In keeping with this cooperative method of working, even the production’s script evolved during rehearsals. According to Mauriello, while he had a story outline before rehearsals started in January, the final show resulted from workshops and conversations with his fellow actors. “It’s not my show,” he says. “I’m leading the charge, but we’re all making this together.”

Executive producer Sara K. Rosenburg ’16 echoes Mauriello’s sentiment. “There’s something really special that happens in the Harvard theater community where people of all types and talents can bring together all of those things to support each other in making original art,” she says.

The collaboration extends beyond the cast and crew into the venue itself, as the physical space of the Oberon serves to facilitate the production’s symbolic nature. According to Boston Conservatory student Charles J. Mantione, who plays Douglas, the production borders on performance art. He describes one scene in which the characters run around the space to represent the ups-and-downs of Wilde and Douglas’ relationship. “We’re expressing the plot in a very physical and metaphoric way,” he says.

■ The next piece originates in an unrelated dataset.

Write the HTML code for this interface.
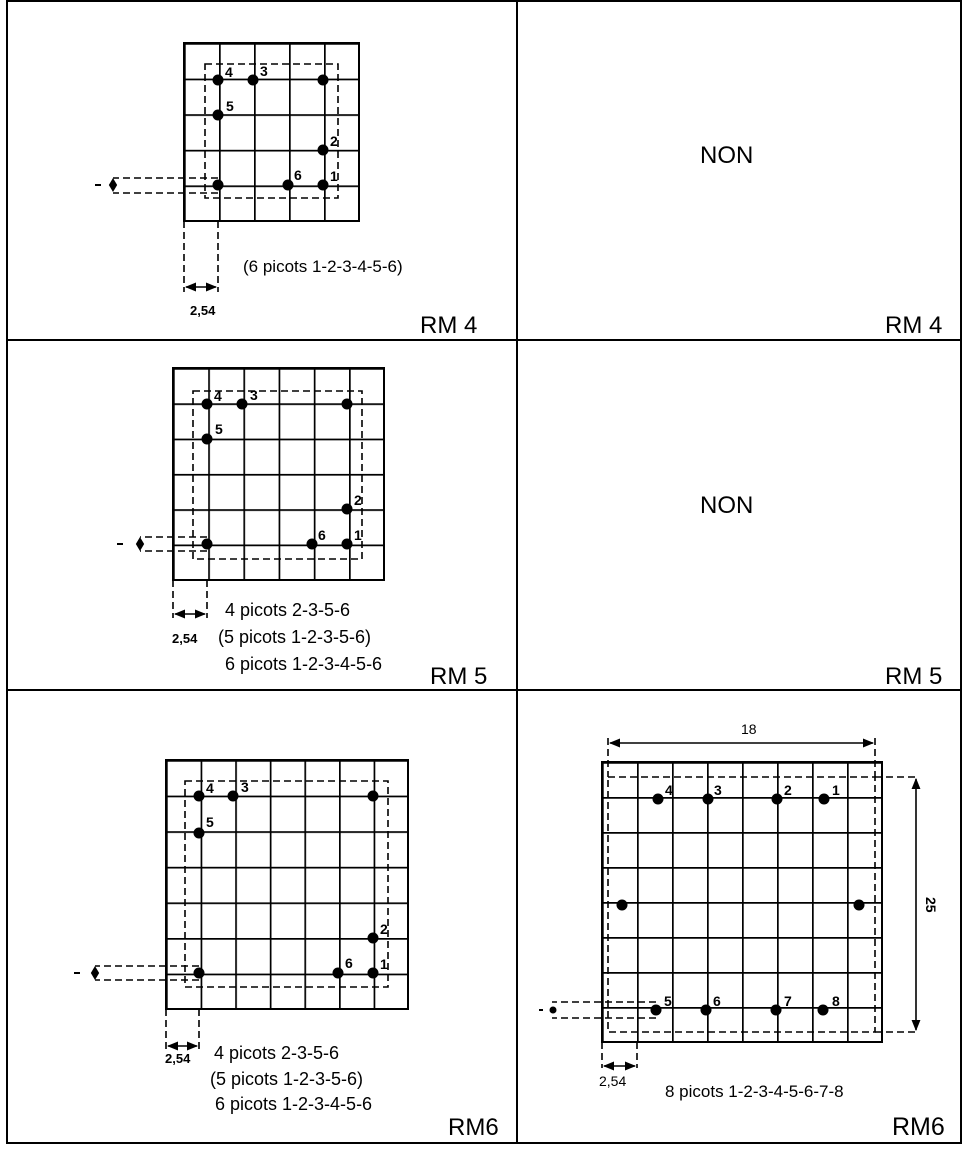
<!DOCTYPE html>
<html><head><meta charset="utf-8"><style>
html,body{margin:0;padding:0;background:#fff}
svg{display:block}
text{font-family:"Liberation Sans",sans-serif;fill:#000}
</style></head><body>
<svg width="962" height="1150" viewBox="0 0 962 1150" xmlns="http://www.w3.org/2000/svg">
<defs>
<pattern id="g1" x="184" y="43" width="35" height="35.6" patternUnits="userSpaceOnUse"><path d="M0 0H35M0 0V35.6" stroke="#000" stroke-width="3.4" fill="none"/></pattern>
<pattern id="g2" x="173" y="368" width="35.2" height="35.3" patternUnits="userSpaceOnUse"><path d="M0 0H35.2M0 0V35.3" stroke="#000" stroke-width="3.4" fill="none"/></pattern>
<pattern id="g3" x="166" y="760" width="34.6" height="35.6" patternUnits="userSpaceOnUse"><path d="M0 0H34.6M0 0V35.6" stroke="#000" stroke-width="3.4" fill="none"/></pattern>
<pattern id="g4" x="602" y="762" width="35" height="35" patternUnits="userSpaceOnUse"><path d="M0 0H35M0 0V35" stroke="#000" stroke-width="3.4" fill="none"/></pattern>
<marker id="a" viewBox="0 0 10 10" refX="9" refY="5" markerWidth="7" markerHeight="7" orient="auto-start-reverse"><path d="M0 1L10 5L0 9z" fill="#000"/></marker>
</defs>
<g stroke="#000" stroke-width="2" fill="none">
<rect x="7" y="1" width="954" height="1142"/>
<line x1="517" y1="1" x2="517" y2="1143"/>
<line x1="7" y1="340" x2="961" y2="340"/>
<line x1="7" y1="690" x2="961" y2="690"/>
</g>

<!-- Grid 1 -->
<rect x="184" y="43" width="175" height="178" fill="url(#g1)" stroke="#000" stroke-width="2"/>
<g stroke="#000" stroke-width="1.6" fill="none" stroke-dasharray="7,4">
<rect x="205" y="64" width="133" height="134"/>
<path d="M218 178H113M218 193H113"/>
<path d="M184 221V292M218 221V292"/>
</g>
<path d="M113 180L116 185L113 190L110 185z" fill="#000" stroke="#000" stroke-width="2"/>
<line x1="95" y1="185" x2="101" y2="185" stroke="#000" stroke-width="2"/>
<line x1="186" y1="287" x2="216" y2="287" stroke="#000" stroke-width="1.6" marker-start="url(#a)" marker-end="url(#a)"/>
<g fill="#000"><circle cx="218" cy="80" r="5.5"/><circle cx="253" cy="80" r="5.5"/><circle cx="323" cy="80" r="5.5"/><circle cx="218" cy="115" r="5.5"/><circle cx="323" cy="150" r="5.5"/><circle cx="323" cy="185" r="5.5"/><circle cx="288" cy="185" r="5.5"/><circle cx="218" cy="185" r="5.5"/></g>
<g font-size="14" font-weight="bold"><text x="225" y="77">4</text><text x="260" y="76">3</text><text x="226" y="111">5</text><text x="330" y="146">2</text><text x="294" y="180">6</text><text x="330" y="181">1</text></g>
<text x="190" y="315" font-size="13" font-weight="bold">2,54</text>
<text x="243" y="272" font-size="17">(6 picots 1-2-3-4-5-6)</text>
<text x="420" y="333" font-size="24">RM 4</text>

<text x="700" y="163" font-size="24">NON</text>
<text x="885" y="333" font-size="24">RM 4</text>

<!-- Grid 2 -->
<rect x="173" y="368" width="211" height="212" fill="url(#g2)" stroke="#000" stroke-width="2"/>
<g stroke="#000" stroke-width="1.6" fill="none" stroke-dasharray="7,4">
<rect x="193" y="391" width="169" height="168"/>
<path d="M207 537H140M207 551H140"/>
<path d="M173 580V618M207 580V618"/>
</g>
<path d="M140 539L143 544L140 549L137 544z" fill="#000" stroke="#000" stroke-width="2"/>
<line x1="117" y1="544" x2="123" y2="544" stroke="#000" stroke-width="2"/>
<line x1="175" y1="614" x2="205" y2="614" stroke="#000" stroke-width="1.6" marker-start="url(#a)" marker-end="url(#a)"/>
<g fill="#000"><circle cx="207" cy="404" r="5.5"/><circle cx="242" cy="404" r="5.5"/><circle cx="347" cy="404" r="5.5"/><circle cx="207" cy="439" r="5.5"/><circle cx="347" cy="509" r="5.5"/><circle cx="347" cy="544" r="5.5"/><circle cx="312" cy="544" r="5.5"/><circle cx="207" cy="544" r="5.5"/></g>
<g font-size="14" font-weight="bold"><text x="214" y="401">4</text><text x="250" y="400">3</text><text x="215" y="434">5</text><text x="354" y="505">2</text><text x="318" y="540">6</text><text x="354" y="540">1</text></g>
<text x="172" y="643" font-size="13" font-weight="bold">2,54</text>
<g font-size="18"><text x="225" y="616">4 picots 2-3-5-6</text><text x="218" y="643">(5 picots 1-2-3-5-6)</text><text x="225" y="670">6 picots 1-2-3-4-5-6</text></g>
<text x="430" y="684" font-size="24">RM 5</text>

<text x="700" y="513" font-size="24">NON</text>
<text x="885" y="684" font-size="24">RM 5</text>

<!-- Grid 3 -->
<rect x="166" y="760" width="242" height="249" fill="url(#g3)" stroke="#000" stroke-width="2"/>
<g stroke="#000" stroke-width="1.6" fill="none" stroke-dasharray="7,4">
<rect x="185" y="781" width="203" height="206"/>
<path d="M199 966H95M199 980H95"/>
<path d="M166 1009V1052M199 1009V1052"/>
</g>
<path d="M95 968L98 973L95 978L92 973z" fill="#000" stroke="#000" stroke-width="2"/>
<line x1="74" y1="973" x2="80" y2="973" stroke="#000" stroke-width="2"/>
<line x1="168" y1="1046" x2="197" y2="1046" stroke="#000" stroke-width="1.6" marker-start="url(#a)" marker-end="url(#a)"/>
<g fill="#000"><circle cx="199" cy="796" r="5.5"/><circle cx="233" cy="796" r="5.5"/><circle cx="373" cy="796" r="5.5"/><circle cx="199" cy="833" r="5.5"/><circle cx="373" cy="938" r="5.5"/><circle cx="373" cy="973" r="5.5"/><circle cx="338" cy="973" r="5.5"/><circle cx="199" cy="973" r="5.5"/></g>
<g font-size="14" font-weight="bold"><text x="206" y="793">4</text><text x="241" y="792">3</text><text x="206" y="827">5</text><text x="380" y="934">2</text><text x="345" y="968">6</text><text x="380" y="969">1</text></g>
<text x="165" y="1063" font-size="13" font-weight="bold">2,54</text>
<g font-size="18"><text x="214" y="1059">4 picots 2-3-5-6</text><text x="210" y="1085">(5 picots 1-2-3-5-6)</text><text x="215" y="1110">6 picots 1-2-3-4-5-6</text></g>
<text x="448" y="1135" font-size="24">RM6</text>

<!-- Grid 4 -->
<rect x="602" y="762" width="280" height="280" fill="url(#g4)" stroke="#000" stroke-width="2"/>
<g stroke="#000" stroke-width="1.6" fill="none" stroke-dasharray="7,4">
<rect x="608" y="777" width="267" height="255"/>
<path d="M656 1002H552M656 1018H552"/>
<path d="M602 1042V1068M637 1042V1068"/>
<path d="M608 738V777M875 738V777"/>
<path d="M875 777H916M875 1032H916"/>
</g>
<line x1="610" y1="743" x2="873" y2="743" stroke="#000" stroke-width="1.6" marker-start="url(#a)" marker-end="url(#a)"/>
<line x1="916" y1="779" x2="916" y2="1030" stroke="#000" stroke-width="1.6" marker-start="url(#a)" marker-end="url(#a)"/>
<line x1="604" y1="1066" x2="635" y2="1066" stroke="#000" stroke-width="1.6" marker-start="url(#a)" marker-end="url(#a)"/>
<circle cx="553" cy="1010" r="3.5" fill="#000"/>
<line x1="539" y1="1010" x2="543" y2="1010" stroke="#000" stroke-width="2"/>
<g fill="#000"><circle cx="658" cy="799" r="5.5"/><circle cx="708" cy="799" r="5.5"/><circle cx="777" cy="799" r="5.5"/><circle cx="824" cy="799" r="5.5"/><circle cx="622" cy="905" r="5.5"/><circle cx="859" cy="905" r="5.5"/><circle cx="656" cy="1010" r="5.5"/><circle cx="706" cy="1010" r="5.5"/><circle cx="776" cy="1010" r="5.5"/><circle cx="823" cy="1010" r="5.5"/></g>
<g font-size="14" font-weight="bold"><text x="665" y="795">4</text><text x="714" y="795">3</text><text x="784" y="795">2</text><text x="832" y="795">1</text><text x="664" y="1006">5</text><text x="713" y="1006">6</text><text x="784" y="1006">7</text><text x="832" y="1006">8</text></g>
<text x="741" y="734" font-size="14">18</text>
<text x="0" y="0" font-size="14" font-weight="bold" transform="translate(926,897) rotate(90)">25</text>
<text x="599" y="1086" font-size="14">2,54</text>
<text x="665" y="1097" font-size="17">8 picots 1-2-3-4-5-6-7-8</text>
<text x="892" y="1135" font-size="25">RM6</text>
</svg>
</body></html>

Such performances might not be standard at traditional theater venues, but according to Ariane Barbanell, director of special projects at the American Repertory Theater, the Oberon’s stage is far from the usual black box theater. Instead it resembles a club, allowing for interactions between performers and audience. “It is a social experience,” she says. “There is always something that is going on that is engaging the audience as well as the performers.”  

It’s a fitting locale for a play that examines persona, theater, and storytelling in unexpected ways. “In many ways, this is an experiment,” Mauriello says. “Every day in rehearsal and in the grand scheme of the whole thing, we’re taking a leap. It’s terrifying...but it’s really fulfilling.”